State v. Ubaldi
In State v. Ubaldi, 190 Conn. 559, 462 A.2d 1001, cert. denied, 464 U.S. 916, 104 S. Ct. 280, 78 L. Ed. 2d 259 (1983), the trial court denied the defendant's motion for a mistrial after the prosecutor had urged the jury during closing argument to draw an unfavorable inference from the defendant's failure to call a witness whose testimony the court previously had excluded from the jury's consideration. 190 Conn. at 561.
On appeal, the Court was asked to decide whether it should exercise its supervisory authority to grant a new trial where prosecutorial misconduct deliberately circumvented the trial court's ruling. Id. at 569-70.

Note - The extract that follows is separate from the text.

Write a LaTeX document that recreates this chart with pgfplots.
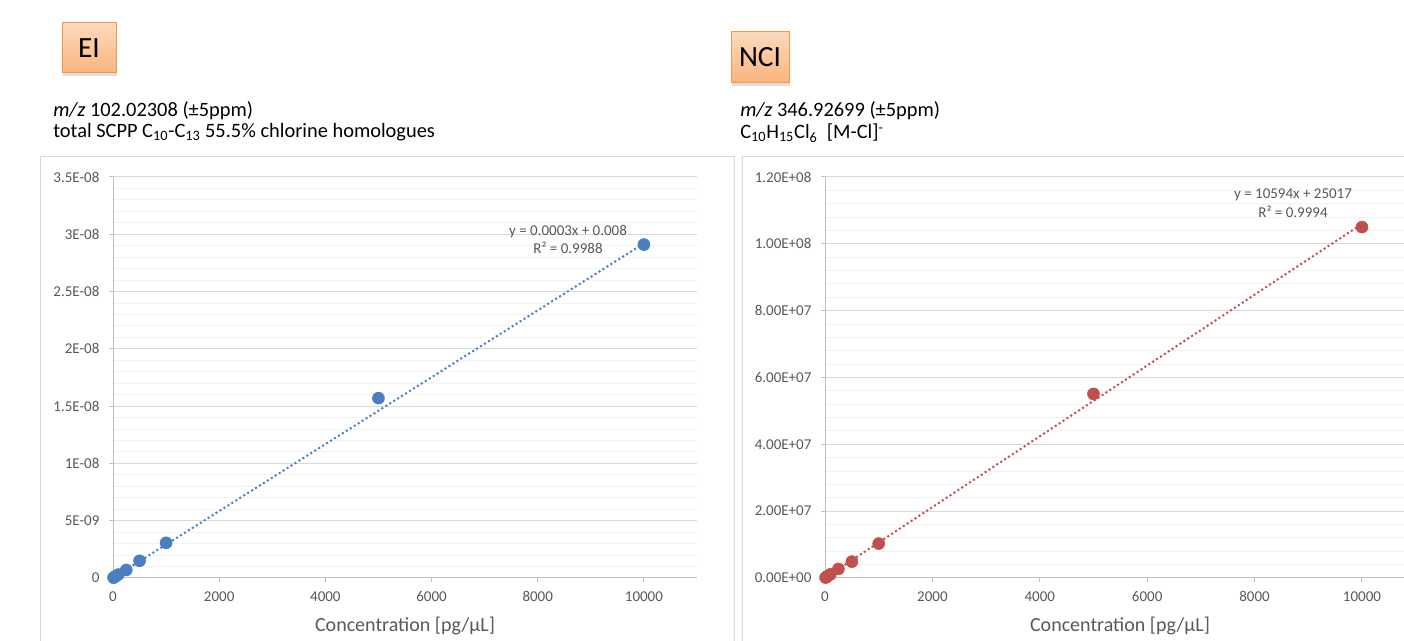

In reversing the trial court's decision, the Court noted that the trial court had not rebuked or admonished the prosecutor upon the defendant's objection to the improper argument and that the trial court's general instruction to the jury could not reasonably be viewed as obviating the harmfulness of the prosecutor's remarks. Id. at 574.
The Court exercised its supervisory authority to order a new trial because of prosecutorial misconduct. The court's words are also apropos where the misconduct deprives the defendant of a fair trial:
"We are mindful of the sage admonition that appellate rebuke without reversal ignores the reality of the adversary system of justice. The deprecatory words we use in our opinions . . . are purely ceremonial. Government counsel, employing such tactics, are the kind who, eager to win victories, will gladly pay the small price of a ritualistic verbal spanking. The practice of verbal criticism without judicial action -- recalling the bitter tear shed by the Walrus as he ate the oysters -- breeds a deplorably cynical attitude towards the judiciary." Id., 571.